I can recall a time when it was a rarity to hear or read about a news story about cannabis. For almost two decades I kept a database of every cannabis related news story that I came across. I could never keep up with the torrent of pot news coming out now.
As someone who was a child in the 1960’s and a counter-culture teenager in the 70s, I recall the intense stigma and controversy that the herb had attached to it.
I remember the day in 1974 when I read the first edition of High Times Magazine — and how exciting, edgy, and irreverent it was at the time. It was not only revolutionary, it was a window into a completely different social & cultural world — one that rewarded open minds and renegade hearts with a beautiful global culture to belong to — a culture of defiance and resilience, and of peace and love.
Being a pot smoker was like being a member of a secret club, and for many, including myself, the very act of getting high was a political statement — a defiant and deliberate rejection of the authoritarian status-quo. Getting high was seen as both a symbolic statement against the establishment and a spiritual upaya, a conduit or vehicle for introspection, inner peace, relaxation, and a general communing with the natural Universe.
I also recall the first time, in 1995, that I traveled to the original High Times Cannabis Cup in Amsterdam, and how absolutely mind blowing and liberating it felt to see pot plants and buds in full public view. But it was even more mind bending to be able to stroll into a coffee shop and choose our buds from a menu.
When we started Seattle Hempfest in 1991, it was downright controversial to be stapling 11 x 17 inch posters on poles across the city featuring huge pot leaves on them. One time I had an old man rip the poster from my hands as I was attaching it to a telephone pole. The gentleman tore it up into little pieces, threw them on the ground, and stomped on them with his feet, proclaiming “no way are you putting that drug stuff up in my community!”
And working various events it became apparent that cannabis made straight people laugh, almost every time. They would laugh as they walked by our booth, one poking the other with an elbow and remarking, “hey honey, maybe we should attend the Hempfest? Ha ha ha ha.” It was the giggle factor — pot made non-users smile and giggle. Well, that was then and this is now because they are not laughing at us any more.
We still have a long way to go, but it is getting harder and harder for many of us to recall a time without medical dispensaries or retail stores lining the streets of our state here in Washington. The old Hempfest posters that caused such controversy when we posted them have given way to huge billboards lining the highway advertising buds for sale to anyone over 21.
We are entering a new era. We are on the precipice of a global transition in terms of cannabis law and culture. My generation is aging, and new generations are coming into their own and discovering a new emerging industry and market that is poised to introduce cannabis to the world, thereby increasing our chances of saving it. Industrial hemp alone has so much to offer in terms of renewable carbon neutral energy, a clean, easy protein source, and so much more. Just replacing alcohol and tobacco in some people’s lives will save lives.

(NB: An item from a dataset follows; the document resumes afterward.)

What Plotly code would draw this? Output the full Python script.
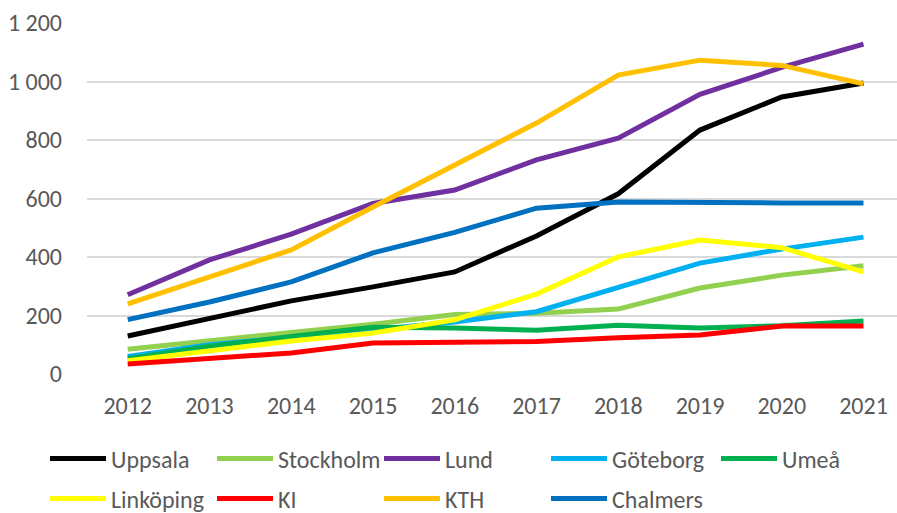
import plotly.graph_objects as go

years = ["2012", "2013", "2014", "2015", "2016", "2017", "2018", "2019", "2020", "2021"]

uppsala   = [130, 191, 250, 298, 349, 472, 616, 834, 947, 995]
stockholm = [85, 112, 140, 170, 203, 208, 222, 294, 338, 370]
lund      = [271, 390, 478, 583, 629, 732, 806, 956, 1048, 1128]
goteborg  = [60, 100, 125, 150, 178, 213, 297, 379, 427, 468]
umea      = [52, 95, 128, 160, 157, 150, 167, 157, 165, 181]
linkoping = [45, 80, 113, 140, 185, 273, 400, 458, 432, 349]
ki        = [34, 51, 72, 106, 108, 111, 124, 133, 164, 164]
kth       = [240, 332, 424, 571, 713, 858, 1022, 1073, 1055, 992]
chalmers  = [186, 246, 315, 414, 484, 567, 588, 585, 585, 585]

names = ["Uppsala", "Stockholm", "Lund", "Göteborg", "Umeå",
         "Linköping", "KI", "KTH", "Chalmers"]
series = [uppsala, stockholm, lund, goteborg, umea, linkoping, ki, kth, chalmers]
colors = ["#000000", "#92D050", "#7030A0", "#00B0F0", "#00B050",
          "#FFFF00", "#FF0000", "#FFC000", "#0070C0"]
legend_ids = ["legend"] * 4 + ["legend3"] + ["legend2"] * 4

FONT = "Carlito, Lato, sans-serif"
TXT = "#595959"

fig = go.Figure()
for n, s, c, lg in zip(names, series, colors, legend_ids):
    fig.add_trace(go.Scatter(x=years, y=s, name=n, mode="lines",
                             line=dict(color=c, width=5), legend=lg))

leg_common = dict(orientation="h", xanchor="left", yanchor="middle",
                  xref="container", yref="container",
                  font=dict(family=FONT, size=24, color=TXT),
                  entrywidth=96, entrywidthmode="pixels",
                  bgcolor="rgba(0,0,0,0)", itemwidth=56,
                  traceorder="normal")

fig.update_layout(
    width=897, height=513,
    margin=dict(l=87, r=0, t=23, b=139, autoexpand=False),
    paper_bgcolor="white", plot_bgcolor="white",
    separators=", ",
    font=dict(family=FONT, size=24, color=TXT),
    xaxis=dict(type="category", range=[-0.498, 9.41], showgrid=False,
               zeroline=False, showline=False, ticks="", automargin=False,
               tickfont=dict(family=FONT, size=24, color=TXT),
               ticklabelstandoff=15),
    yaxis=dict(range=[0, 1200], dtick=200, tickformat=",d", automargin=False,
               showgrid=True, gridcolor="#d9d9d9", gridwidth=1.5,
               zeroline=False, showline=False, ticks="",
               tickfont=dict(family=FONT, size=24, color=TXT),
               ticklabelstandoff=24),
    legend=dict(x=45 / 897, y=(513 - 459) / 513, **leg_common),
    legend3=dict(x=716 / 897, y=(513 - 459) / 513, **leg_common),
    legend2=dict(x=45 / 897, y=(513 - 499) / 513, **leg_common),
)

fig.write_html("out.html", config={"displayModeBar": False},
               post_script="document.body.style.margin='0';")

Some people don’t handle cannabis well. They should probably not use it. The rest of us reserve the right to feel relaxed, to enjoy a meal or a tune, or to enhance a walk in the sunshine with impunity. That is our right as human beings. We are not harming anyone or anything. Leave us alone and there will be few problems associated with our pot use. Can you say the same thing about alcohol? Be honest with yourself.
Everything is changing. The age of cannabis is just beginning. It will help to change the world in some ways. It may even help to save it.